On a fondamentalement ici un problème de coordination. Si tout le monde pouvait se mettre d’accord pour atteindre x3, cet équilibre serait atteint. Mettons de côté l’aspect purement interne des concessions faites par le gouvernement et de la crédibilité des dissidents. A ce point, on peut supposer que l’émergence d’une révolution dans un pays voisin peut également faciliter la coordination dans le cadre de ce que l’on appelle un « équilibre corrélé ». Il peut être intéressant ici de reprendre l’analyse de David Lewis sur la manière dont un évènement peut rendre une proposition connaissance commune : un évènement E peut rendre une proposition P connaissance commune pour X et Y si : a) X et Y ont une raison de croire que E s’est produit, b) E indique à X et Y que X et Y ont une raison de croire que E s’est produit, c) E indique P à X et Y. Ici, E est l’émergence d’une révolution dans un pays voisin et P l’émergence d’une révolution dans son propre pays. Cela donne un moyen d’interpréter l’effet de « contagion révolutionnaire » que l’on a pu observer ces dernières semaines. Par delà leur diversité et leurs spécificités, les différents pays qui ont été touché ou sont actuellement touchés par des mouvements révolutionnaires (Tunisie, Egypte, Lybie, Bahreïn, etc.) partagent certaines caractéristiques : des régimes dictatoriaux en place depuis un certain temps, une situation économique et sociale marquée par un haut niveau d’inégalités, une jeunesse nombreuse et relativement bien éduquée (par rapport à leurs parents). Ces caractéristiques communes font que l’émergence d’une révolution dans un pays rend saillante la possibilité qu’une autre apparaisse dans un pays similaire aux yeux de la population.

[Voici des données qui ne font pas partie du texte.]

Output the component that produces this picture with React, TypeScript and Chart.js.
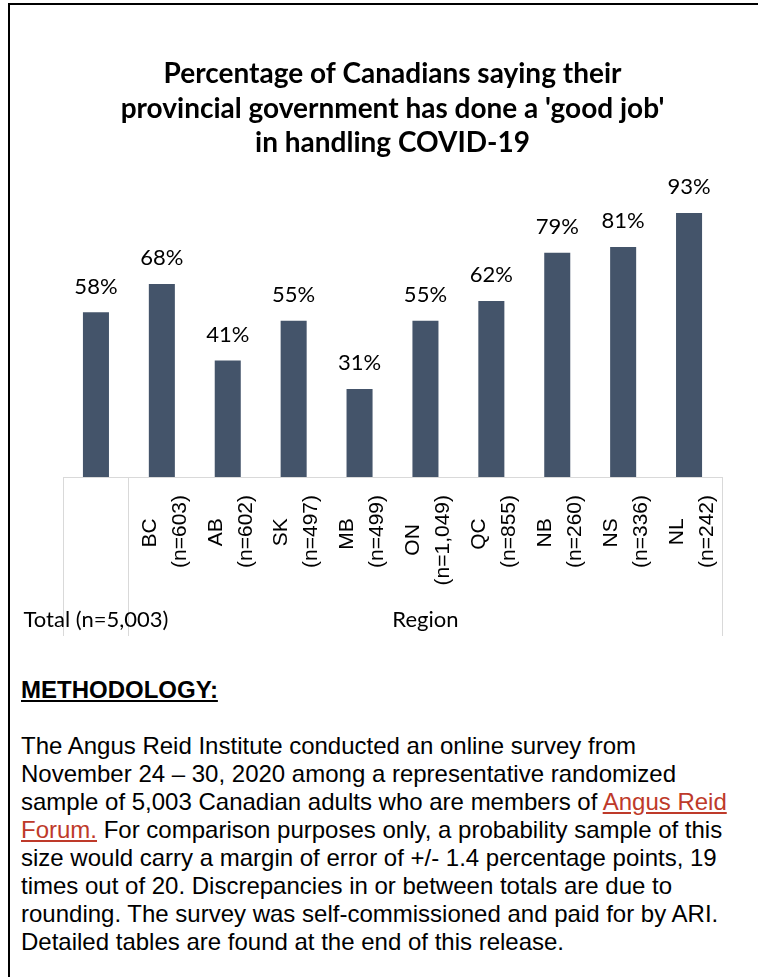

A ce stade, les moyens modernes d’information et de communication (twitter, facebook, internet plus généralement) jouent un rôle essentiel car ils facilitent l’observation de E et surtout le fait que chacun a de bonnes raisons de penser que les autres connaissent E, au-delà bien entendu des outils de coordination qu’ils représentent à l’échelle locale. L’émergence d’une révolution dans un pays voisin est donc de nature à rendre connaissance commune le fait qu’une révolution dans un pays similaire est possible et ainsi à faire brusquement basculer les croyances vers l’équilibre révolutionnaire. Cet équilibre révolutionnaire est un équilibre corrélé car il est induit par un signal extérieur émit par un tiers, ici la population d’un autre pays. Le point intéressant est que cela résout non seulement le problème de coordination mais aussi, éventuellement, le problème de conflit : certaines parties de la population peuvent ne pas avoir intérêt à s’engager dans un mouvement révolutionnaire (je pense aux militaires notamment) sauf si le signal indique que le mouvement révolutionnaire sera tel que tous ceux qui s’y opposeront seront balayés. Dans d’autres cas, le signal peut aussi conduire certains individus à révéler leurs préférences révolutionnaires qu’ils cachaient jusqu’alors, par peur des représailles.

Il serait évidemment réducteur de prétendre que les révolutions successives auxquelles nous sommes en train d’assister sont le seul produit d’un jeu de croyances et de représentations. Mais il me semble qu’il est difficile d’exprimer autrement le caractère brusque et concomitant de ces mouvements. Si des dictateurs lisaient ce blog, ils pourraient en retenir une leçon (qu’ils connaissent déjà) : fermer tous les moyens de communication et d’information. C’est le meilleur moyen de s’assurer que la possibilité d’une révolution ne devienne pas connaissance commune.  

Pour ceux que le problème de l’émergence des révolutions du point de vue de la théorie du choix rationnel intéresse, je conseille le « Repères » de Tarik Tazdaït et Rabia Nessah, Les théories du choix révolutionnaire, dont la lecture est plus que d’actualité. 

2 Commentaires

Classé dans Non classé

2 réponses à “Révolutions et effets de seuil

  1. Adrien

    Un peu hors domaine, mais Jean Baechler a proposé une science (humaine) des réformes, conservatismes et révolutions : la staséologie.

    Bien que moins formelle que la théorie des jeux, Baechler a dans nombre de ses oeuvres une grande similarité de concepts avec cette dernière : problématique sous forme de jeu, rationalité, etc.

  2. jérôme

    en faite, il s’agit globalement d’une reprise des travaux d’OLSON, REYNAUD et de SCHELLING (la dynamique de la grève)?

    très intéressant votre site en tout cas!